Now, I need not mention that the sharing of my testimony has, in the past, resulted in a significant amount of criticism and rejection. Not every time, but enough to imprint fear upon my soul, so I am always just a little bit apprehensive; however, I was somewhat shocked at the response this time… at the salvo of teenage girls who wanted to talk with someone who could relate or would “know where [they are] coming from”. I spent a significant amount of time with each of the girls; however, I was unprepared for the time I spent with the only member under the age of 14 at this camp.

We were walking up a big hill when she asked, “Can I ask you a personal question?”

I smiled, “Sure, you can ask whatever you want, but I might not answer.”

“Becky, if you could go back in time, would you have an abortion again?”

I was unprepared for this question, and I slowed a little to think. I had asked myself this question before, but never had it asked of me.

“All the choices I made have brought me to who and where I am today – in my relationship with God, my family, my friends, and myself. If a different choice would mean a different end result, I don’t know. I do have peace that she is with Jesus.” (Luke 18:15-26)

“Did you name her?”

“I did. Kyrie Eleyson. It means ‘Lord, have mercy’.”

“That’s pretty. She’d be about twelve, huh?”

“Yes…”

“I figured that out when you were sharing your testimony. I’m almost twelve.”

“I know.” I smiled again… it was a sad smile, a smile that held all of the pain and sadness of what I had lost and yet all the joy and freedom of what I had gained.

“She’d forgive you, you know, and she’s waiting for you in Heaven… You know how I know?”

I just looked at this amazingly wise little woman, unsure of what to expect.

“Because I would.” 

Wow…

I swallowed and let the prickle of vulnerability begin its descent from my eyes.
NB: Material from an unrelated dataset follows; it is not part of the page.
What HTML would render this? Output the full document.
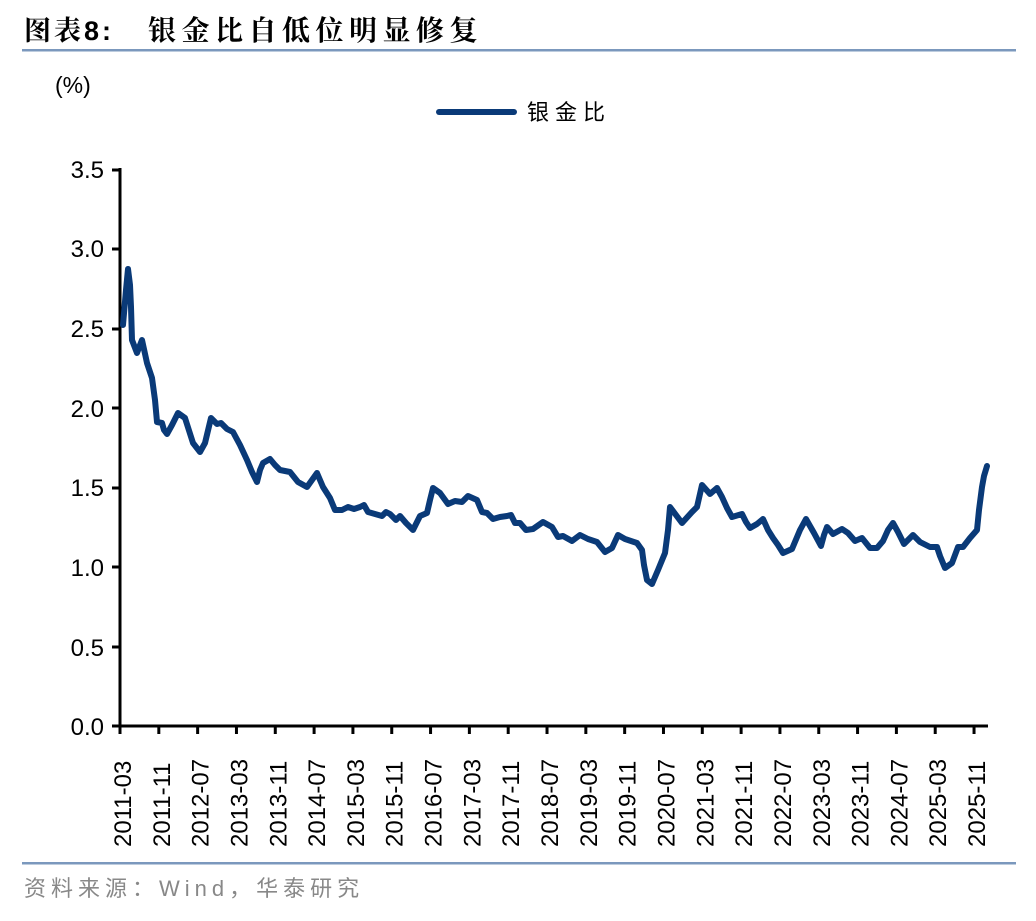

For several years, I have known, and believed, that I am forgiven and free and no longer what I once was (Colossians 1:22; 1 Corinthians 6:11), yet there was something far beyond special about hearing those words from the lips of a young girl the same age as my own. Each time I choose to be vulnerable, I face significant risk – the risk for deep rejection and disapproval and criticism, but I also risk being given a gift to which nothing compares. I am so thankful I chose to be vulnerable because I may never have known such a gift had I kept my heart to myself. Besides, as uncomfortable as exposure is, it’s not like hiding would have worked anyway (1 John 3:20).

This afternoon, I am leaving for songwriting camp again, and I am thrilled to be a part of watching the "campers/writers" blow me away yet again. I am thankful for how the Truth of God's promise is not limited to those who are declared profound and eloquent. Sometimes, what we need to hear most comes from those whom we might least expect it (1 Timothy 4:12).  It is my prayer that I listen everywhere, lest I miss what He may want me to hear.